Moore, Schiffe und Kräuter
Ohne die Siedler, die die Sümpfe um Papenburg trockenlegten, gäbe es die Meyer Werft nicht. Von Heidi Diehl
Frauen und Männer schuften gemeinsam für das täglich Brot und für ein besseres Leben irgendwann. »Den ersten sien Dod, den Twedden sien Not, den Dridden sien Brot«, heißt es. Tag für Tag graben sich die Siedler tiefer ins Moor, legen Kanäle an, um es zu entwässern. Bis auf den Sandboden tragen sie anschließend den Torf ab. Jeder etwa 12 000 Stücke am Tag. Eine mühsame und schwere Arbeit - und doch: Es ist die einzige Möglichkeit, die Familie zu ernähren. Im Laufe der Jahre werden Kanäle von insgesamt 43 Kilometer Länge gegraben, die nicht nur der Entwässerung dienen, sondern gleichzeitig Wasserstraßen sind, über die der Torf verschifft wird. 1639 öffnet ein in den Emsdeich gebautes Sieltor den Weg zur Ems und damit zur Nordsee.
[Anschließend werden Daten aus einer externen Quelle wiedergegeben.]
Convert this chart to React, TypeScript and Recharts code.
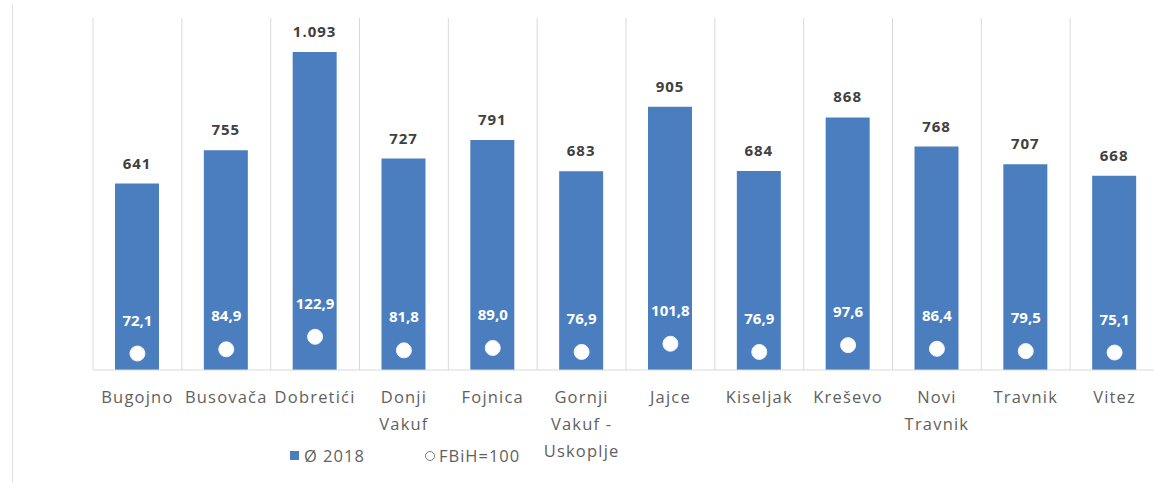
import {
  ComposedChart,
  Bar,
  Line,
  XAxis,
  YAxis,
  CartesianGrid,
  LabelList,
} from "recharts";

const municipalities = [
  "Bugojno",
  "Busovača",
  "Dobretići",
  "Donji\nVakuf",
  "Fojnica",
  "Gornji\nVakuf -\nUskoplje",
  "Jajce",
  "Kiseljak",
  "Kreševo",
  "Novi\nTravnik",
  "Travnik",
  "Vitez",
];
const avgWage2018 = [641, 755, 1093, 727, 791, 683, 905, 684, 868, 768, 707, 668];
const indexFbih = [72.1, 84.9, 122.9, 81.8, 89.0, 76.9, 101.8, 76.9, 97.6, 86.4, 79.5, 75.1];
const seriesNames = ["Ø 2018", "FBiH=100"];

const FONT = "'Open Sans', sans-serif";
const BLUE = "#4A7EBF";
const GRID = "#d9d9d9";

const chartData = municipalities.map((name, i) => ({
  name,
  wage: avgWage2018[i],
  index: indexFbih[i],
}));

const formatThousands = (v: number) =>
  v >= 1000 ? `${Math.floor(v / 1000)}.${String(v % 1000).padStart(3, "0")}` : String(v);

const formatIndex = (v: number) => v.toFixed(1).replace(".", ",");

function CategoryTick({ x, y, payload }: any) {
  const lines = String(payload.value).split("\n");
  return (
    <text
      x={x}
      y={y}
      textAnchor="middle"
      fill="#5f5f5f"
      fontSize={16.5}
      letterSpacing={1.2}
      fontFamily={FONT}
    >
      {lines.map((line, i) => (
        <tspan key={i} x={x} dy={i === 0 ? 33 : 27}>
          {line}
        </tspan>
      ))}
    </text>
  );
}

function ChartLegend() {
  return (
    <div
      style={{
        position: "absolute",
        left: 290,
        top: 444,
        display: "flex",
        alignItems: "center",
        fontFamily: FONT,
        fontSize: 16.5,
        letterSpacing: 1,
        color: "#5f5f5f",
      }}
    >
      <div style={{ display: "flex", alignItems: "center", width: 135 }}>
        <span style={{ width: 9, height: 9, background: BLUE, marginRight: 5 }} />
        <span>{seriesNames[0]}</span>
      </div>
      <div style={{ display: "flex", alignItems: "center" }}>
        <span
          style={{
            width: 8,
            height: 8,
            borderRadius: "50%",
            border: "1.5px solid #7f7f7f",
            marginRight: 4,
          }}
        />
        <span>{seriesNames[1]}</span>
      </div>
    </div>
  );
}

export default function App() {
  return (
    <div
      style={{
        position: "absolute",
        left: 0,
        top: 0,
        width: 1154,
        height: 483,
        overflow: "hidden",
        background: "#fff",
      }}
    >
      <div
        style={{
          position: "absolute",
          left: 12,
          top: 4,
          width: 1,
          height: 479,
          background: "#e0e0e0",
        }}
      />
      <ComposedChart
        width={1162}
        height={483}
        data={chartData}
        margin={{ top: 18, right: 3, left: 93, bottom: 0 }}
        barSize={44}
      >
        <CartesianGrid
          horizontal={false}
          stroke={GRID}
          verticalCoordinatesGenerator={({ offset }: any) =>
            Array.from(
              { length: municipalities.length + 1 },
              (_, i) => offset.left + (i * offset.width) / municipalities.length
            )
          }
        />
        <XAxis
          dataKey="name"
          interval={0}
          tickLine={false}
          tickSize={0}
          tickMargin={0}
          height={113}
          axisLine={{ stroke: GRID }}
          tick={<CategoryTick />}
        />
        <YAxis hide domain={[0, 1210]} />
        <YAxis yAxisId="idx" hide domain={[22, 1092]} />
        <Bar dataKey="wage" name={seriesNames[0]} fill={BLUE} isAnimationActive={false}>
          <LabelList
            dataKey="wage"
            position="top"
            offset={15}
            formatter={(v: any) => formatThousands(Number(v))}
            fill="#404040"
            fontSize={15}
            fontWeight="bold"
            letterSpacing={1}
            fontFamily={FONT}
          />
        </Bar>
        <Line
          yAxisId="idx"
          dataKey="index"
          name={seriesNames[1]}
          stroke="none"
          dot={{ r: 7.5, fill: "#ffffff", stroke: "#f4f4f4", strokeWidth: 1 }}
          activeDot={false}
          isAnimationActive={false}
        >
          <LabelList
            dataKey="index"
            position="top"
            offset={28}
            formatter={(v: any) => formatIndex(Number(v))}
            fill="#ffffff"
            fontSize={15}
            fontWeight="bold"
            fontFamily={FONT}
          />
        </Line>
      </ComposedChart>
      <ChartLegend />
    </div>
  );
}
Es braucht gar nicht viel Fantasie, sich vorzustellen, wie die Menschen damals lebten, schon gar nicht, wenn man sich an einem Tag, an dem der Himmel alle Schleusen bis zum Anschlag geöffnet hat, auf den Weg zu den Ursprüngen Papenburgs in die Von-Velen-Anlage macht. In dem Moment, wenn man das Eingangstor durchquert, wird man schlagartig ins 17. Jahrhundert »gebeamt«. Jeder Schritt schmatzt, man läuft wie auf einem vollgesogenen Schwamm und steht schon bald vor einer der winzigen moosbedeckten Hütten. Die Vorstellung, dass hier eine Großfamilie lebte, will sich indes nur schwer einstellen. Man sieht in dem Freilichtmuseum auch das Stechwerkzeug und Berge von Torfstücken. Und man zieht innerlich ganz tief den Hut vor den Helden, ohne die Papenburg niemals geworden wäre, was es heute ist: eine attraktive, lebenswerte Kleinstadt, deren guter Ruf rund um die Welt getragen wird.
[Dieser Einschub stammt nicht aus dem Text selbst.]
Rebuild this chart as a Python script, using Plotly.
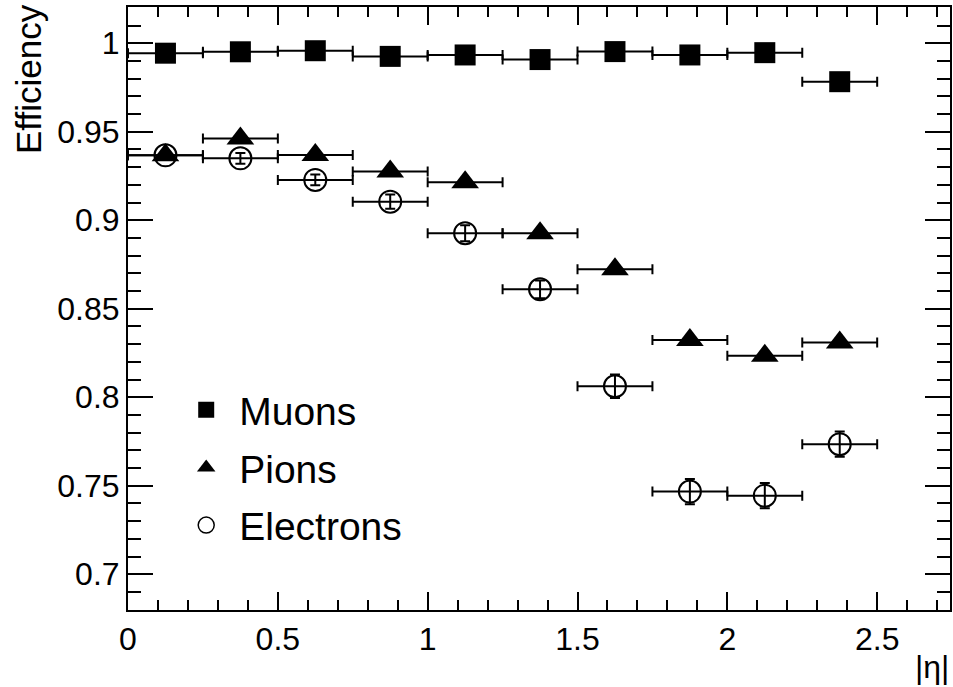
import plotly.graph_objects as go

# ---- data ----
eta_centers = [0.125, 0.375, 0.625, 0.875, 1.125, 1.375, 1.625, 1.875, 2.125, 2.375]
eta_halfwidth = [0.125] * 10

muon_eff = [0.9944, 0.9952, 0.9958, 0.9926, 0.9934, 0.9908, 0.9953, 0.9934, 0.9947, 0.9783]
pion_eff = [0.9367, 0.9462, 0.9369, 0.9275, 0.9215, 0.8927, 0.8723, 0.8324, 0.8235, 0.8309]
elec_eff = [0.9367, 0.9350, 0.9228, 0.9105, 0.8927, 0.8610, 0.8062, 0.7467, 0.7444, 0.7735]
elec_err = [0.002, 0.003, 0.003, 0.004, 0.0045, 0.005, 0.0066, 0.0071, 0.0071, 0.0071]

y_tickvals = [0.7, 0.75, 0.8, 0.85, 0.9, 0.95, 1.0]
y_ticktext = ["0.7", "0.75", "0.8", "0.85", "0.9", "0.95", "1"]
x_tickvals = [0, 0.5, 1, 1.5, 2, 2.5]
x_ticktext = ["0", "0.5", "1", "1.5", "2", "2.5"]

series = [
    ("Muons", muon_eff, None, "square", 21),
    ("Pions", pion_eff, None, "triangle-up", 24),
    ("Electrons", elec_eff, elec_err, "circle-open", 22),
]

FONT = "Liberation Sans, Arial, sans-serif"
fig = go.Figure()

for i, (name, vals, yerr, sym, size) in enumerate(series):
    ex = dict(type="data", array=eta_halfwidth, visible=True, color="black",
              thickness=2, width=5)
    ey = dict(type="data", array=yerr, visible=True, color="black",
              thickness=2, width=5) if yerr else dict(visible=False)
    fig.add_trace(go.Scatter(
        x=eta_centers, y=vals, mode="markers", name=name,
        marker=dict(symbol=sym, size=size, color="black",
                    line=dict(color="black", width=2 if sym == "circle-open" else 0)),
        error_x=ex, error_y=ey, showlegend=False, cliponaxis=False,
    ))

# legend-only entries
for i, (name, vals, yerr, sym, size) in enumerate(series):
    fig.add_trace(go.Scatter(
        x=[None], y=[None], mode="markers", name=name, legendgroup=name,
        marker=dict(symbol=sym, size=16, color="black",
                    line=dict(color="black", width=1.5 if sym == "circle-open" else 0)),
        showlegend=True,
    ))

axis_common = dict(
    showline=True, linecolor="black", linewidth=2, mirror="allticks",
    ticks="inside", tickwidth=2, tickcolor="black",
    showgrid=False, zeroline=False,
    tickfont=dict(family=FONT, size=32, color="black"),
)

fig.update_xaxes(
    range=[0, 2.743], tickvals=x_tickvals, ticktext=x_ticktext, ticklen=18,
    minor=dict(dtick=0.1, tick0=0, ticks="inside", ticklen=10, tickwidth=2,
               tickcolor="black", showgrid=False),
    **axis_common,
)
fig.update_yaxes(
    range=[0.6798, 1.0205], tickvals=y_tickvals, ticktext=y_ticktext, ticklen=25,
    minor=dict(dtick=0.01, tick0=0.7, ticks="inside", ticklen=13, tickwidth=2,
               tickcolor="black", showgrid=False),
    **axis_common,
)

fig.add_annotation(text="Efficiency", textangle=-90, xref="paper", yref="paper",
                   x=0, xshift=-100, y=1, yshift=5, xanchor="center", yanchor="top",
                   showarrow=False, font=dict(family=FONT, size=35, color="black"))
fig.add_annotation(text="|η|", xref="paper", yref="paper",
                   x=1, xshift=1, y=0, yshift=-37, xanchor="right", yanchor="top",
                   showarrow=False, font=dict(family=FONT, size=32, color="black"))

fig.update_layout(
    width=953, height=687,
    margin=dict(l=128, r=1, t=7, b=77),
    paper_bgcolor="white", plot_bgcolor="white",
    legend=dict(x=0.055, y=0.385, xanchor="left", yanchor="top",
                bgcolor="rgba(0,0,0,0)", borderwidth=0,
                font=dict(family=FONT, size=39, color="black"),
                tracegroupgap=4, itemwidth=56),
    showlegend=True,
)

fig.write_html("out.html")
Dafür steht in erster Linie die Meyer Werft Pate, die ihre Existenz letztlich auch den Torfstechern verdankt. Denn ohne sie würden heute nicht mehrfach im Jahr Riesenpötte die Werft über die Ems in die Nordsee verlassen können.
Gegründet wurde das Unternehmen Werft 1764 von Willm Rolf Meyer als Holzschiffswerft. Doch während die vielen anderen Werften nach und nach verschwanden - 1920 gab es in Papenburg noch 20 -, schaffte es das heute in siebter Generation geführte Familienunternehmen als einziges ins 21. Jahrhundert. Zu verdanken ist das insbesondere dem Sohn des Gründers, Joseph L. Meyer, der schon 1872 begann, Stahlrumpfschiffe mit Dampfmaschinenantrieb zu bauen. Waren es über viele Jahre Fischdampfer, Lotsenboote und Feuerschiffe, die hier vom Stapel liefen, so hat sich die Werft seit Mitte der 1980er Jahre vor allem durch den Bau von Kreuzfahrtschiffen einen Namen gemacht. Das erste war 1985 die »Homeric«, es ist bis heute auch das einzige, das jemals in die Werft zurückkehrte: 1990, da wurde es hier um 40 Meter auf 244 Meter verlängert.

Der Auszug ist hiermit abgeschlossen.